:: Aim of the exercise ::
Only the span from the line containing "Convert this chart to Bokeh code." down to the line containing "from bokeh.resources import INLINE" is to be printed, exactly and inclusively, with pictures omitted.

(Entries with chart source code)

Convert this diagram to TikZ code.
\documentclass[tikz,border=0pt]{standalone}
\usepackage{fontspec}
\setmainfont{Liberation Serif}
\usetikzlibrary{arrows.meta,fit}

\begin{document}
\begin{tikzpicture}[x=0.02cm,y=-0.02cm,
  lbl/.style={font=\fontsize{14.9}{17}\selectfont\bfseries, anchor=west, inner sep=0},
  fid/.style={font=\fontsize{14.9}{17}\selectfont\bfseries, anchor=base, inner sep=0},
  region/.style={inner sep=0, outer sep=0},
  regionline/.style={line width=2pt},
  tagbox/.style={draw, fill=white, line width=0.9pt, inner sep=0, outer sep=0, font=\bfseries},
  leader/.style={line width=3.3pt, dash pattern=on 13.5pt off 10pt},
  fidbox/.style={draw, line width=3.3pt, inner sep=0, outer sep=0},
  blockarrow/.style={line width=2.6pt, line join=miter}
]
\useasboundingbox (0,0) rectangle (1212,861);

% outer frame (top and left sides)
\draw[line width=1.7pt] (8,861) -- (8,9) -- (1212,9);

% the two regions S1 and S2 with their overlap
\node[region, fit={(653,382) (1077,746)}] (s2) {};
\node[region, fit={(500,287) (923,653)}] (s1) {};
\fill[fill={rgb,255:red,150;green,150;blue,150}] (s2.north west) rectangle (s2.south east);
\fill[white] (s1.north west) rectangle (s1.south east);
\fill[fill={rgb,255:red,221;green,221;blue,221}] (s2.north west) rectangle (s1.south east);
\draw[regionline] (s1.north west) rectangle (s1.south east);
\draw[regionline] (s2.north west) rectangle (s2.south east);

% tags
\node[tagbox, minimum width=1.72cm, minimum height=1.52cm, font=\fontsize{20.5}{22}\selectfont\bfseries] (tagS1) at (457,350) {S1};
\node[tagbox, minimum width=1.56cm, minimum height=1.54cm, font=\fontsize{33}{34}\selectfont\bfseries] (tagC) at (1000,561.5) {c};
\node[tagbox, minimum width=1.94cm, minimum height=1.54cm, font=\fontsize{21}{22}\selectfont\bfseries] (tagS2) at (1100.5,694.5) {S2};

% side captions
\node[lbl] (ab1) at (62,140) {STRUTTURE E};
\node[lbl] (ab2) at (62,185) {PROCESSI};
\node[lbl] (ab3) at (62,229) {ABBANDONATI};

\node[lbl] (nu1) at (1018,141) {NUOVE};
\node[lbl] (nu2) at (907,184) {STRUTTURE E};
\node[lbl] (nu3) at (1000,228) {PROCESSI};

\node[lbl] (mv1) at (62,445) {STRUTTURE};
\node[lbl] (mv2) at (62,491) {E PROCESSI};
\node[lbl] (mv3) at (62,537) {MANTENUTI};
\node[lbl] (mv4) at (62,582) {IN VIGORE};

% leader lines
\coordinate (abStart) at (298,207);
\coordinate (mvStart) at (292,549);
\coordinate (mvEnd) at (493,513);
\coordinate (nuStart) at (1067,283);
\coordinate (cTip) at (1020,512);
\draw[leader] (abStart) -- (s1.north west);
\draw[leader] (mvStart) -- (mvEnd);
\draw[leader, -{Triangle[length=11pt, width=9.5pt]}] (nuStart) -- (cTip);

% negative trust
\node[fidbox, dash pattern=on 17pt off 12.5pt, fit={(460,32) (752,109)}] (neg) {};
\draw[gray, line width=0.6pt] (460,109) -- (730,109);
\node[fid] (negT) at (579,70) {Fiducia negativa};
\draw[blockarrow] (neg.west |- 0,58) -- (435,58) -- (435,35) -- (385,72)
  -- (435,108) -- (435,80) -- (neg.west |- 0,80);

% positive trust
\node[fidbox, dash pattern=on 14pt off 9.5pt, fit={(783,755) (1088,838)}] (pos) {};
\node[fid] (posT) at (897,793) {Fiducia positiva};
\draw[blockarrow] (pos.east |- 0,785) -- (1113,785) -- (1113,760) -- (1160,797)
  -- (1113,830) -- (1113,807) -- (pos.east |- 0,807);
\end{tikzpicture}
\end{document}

--

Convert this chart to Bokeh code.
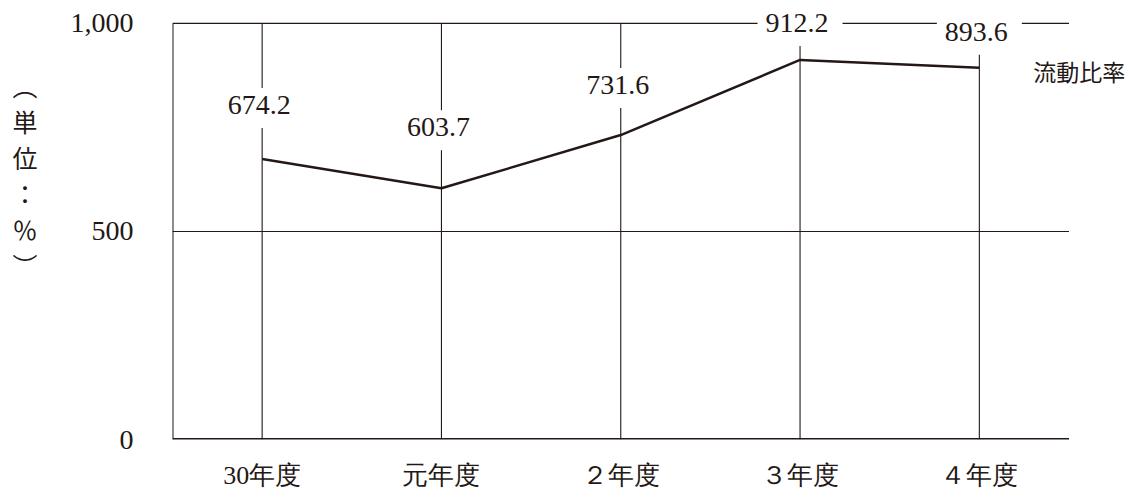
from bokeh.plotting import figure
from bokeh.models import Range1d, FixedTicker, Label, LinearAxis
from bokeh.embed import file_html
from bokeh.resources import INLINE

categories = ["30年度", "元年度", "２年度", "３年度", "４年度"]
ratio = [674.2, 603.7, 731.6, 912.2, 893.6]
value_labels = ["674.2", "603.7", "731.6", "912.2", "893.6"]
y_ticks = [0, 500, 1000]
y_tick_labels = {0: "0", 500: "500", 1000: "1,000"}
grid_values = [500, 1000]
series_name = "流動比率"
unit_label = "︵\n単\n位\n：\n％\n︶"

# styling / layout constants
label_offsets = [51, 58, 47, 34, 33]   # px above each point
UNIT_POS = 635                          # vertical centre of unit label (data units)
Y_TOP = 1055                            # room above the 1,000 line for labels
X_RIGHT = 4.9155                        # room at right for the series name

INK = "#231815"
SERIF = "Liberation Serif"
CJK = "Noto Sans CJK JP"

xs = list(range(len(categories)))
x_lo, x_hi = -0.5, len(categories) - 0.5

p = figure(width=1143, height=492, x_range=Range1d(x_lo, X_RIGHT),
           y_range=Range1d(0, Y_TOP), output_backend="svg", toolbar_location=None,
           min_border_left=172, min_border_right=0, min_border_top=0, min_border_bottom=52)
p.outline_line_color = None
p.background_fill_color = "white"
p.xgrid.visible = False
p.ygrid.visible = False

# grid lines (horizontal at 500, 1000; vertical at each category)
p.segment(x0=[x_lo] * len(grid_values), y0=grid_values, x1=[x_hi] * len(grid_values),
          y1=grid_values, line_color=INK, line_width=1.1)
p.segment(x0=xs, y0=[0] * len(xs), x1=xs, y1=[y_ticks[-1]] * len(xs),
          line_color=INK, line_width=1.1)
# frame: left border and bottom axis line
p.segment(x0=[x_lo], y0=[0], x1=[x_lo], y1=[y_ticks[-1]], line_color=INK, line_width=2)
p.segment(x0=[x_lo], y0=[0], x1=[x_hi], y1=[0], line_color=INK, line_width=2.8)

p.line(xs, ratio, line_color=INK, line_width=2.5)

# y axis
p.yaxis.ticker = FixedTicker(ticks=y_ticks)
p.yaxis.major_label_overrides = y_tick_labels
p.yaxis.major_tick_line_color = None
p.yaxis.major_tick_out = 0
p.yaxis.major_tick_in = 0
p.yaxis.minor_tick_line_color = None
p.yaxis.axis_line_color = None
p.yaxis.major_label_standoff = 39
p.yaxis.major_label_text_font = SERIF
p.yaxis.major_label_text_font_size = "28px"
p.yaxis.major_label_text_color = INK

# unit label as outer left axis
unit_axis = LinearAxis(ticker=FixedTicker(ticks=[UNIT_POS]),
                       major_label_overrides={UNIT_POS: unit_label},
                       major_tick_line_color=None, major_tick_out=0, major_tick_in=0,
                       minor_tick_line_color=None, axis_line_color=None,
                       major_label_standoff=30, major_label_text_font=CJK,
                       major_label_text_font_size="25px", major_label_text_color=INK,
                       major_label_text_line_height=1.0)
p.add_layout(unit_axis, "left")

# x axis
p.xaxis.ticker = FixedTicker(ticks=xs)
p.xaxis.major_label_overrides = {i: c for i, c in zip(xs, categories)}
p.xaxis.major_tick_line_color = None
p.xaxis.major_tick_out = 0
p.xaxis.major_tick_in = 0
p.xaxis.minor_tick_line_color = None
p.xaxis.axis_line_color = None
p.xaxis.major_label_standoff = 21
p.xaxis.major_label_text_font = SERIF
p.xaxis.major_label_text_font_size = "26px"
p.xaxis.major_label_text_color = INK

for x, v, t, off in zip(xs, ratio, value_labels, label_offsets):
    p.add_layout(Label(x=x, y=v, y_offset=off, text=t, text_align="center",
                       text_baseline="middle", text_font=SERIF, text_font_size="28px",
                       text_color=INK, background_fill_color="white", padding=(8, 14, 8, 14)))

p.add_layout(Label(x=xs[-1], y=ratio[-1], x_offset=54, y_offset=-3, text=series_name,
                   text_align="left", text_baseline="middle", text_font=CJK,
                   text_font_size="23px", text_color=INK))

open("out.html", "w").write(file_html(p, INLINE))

:: Task solution ::
Convert this chart to Bokeh code.
from bokeh.plotting import figure
from bokeh.models import Range1d, FixedTicker, Label, LinearAxis
from bokeh.embed import file_html
from bokeh.resources import INLINE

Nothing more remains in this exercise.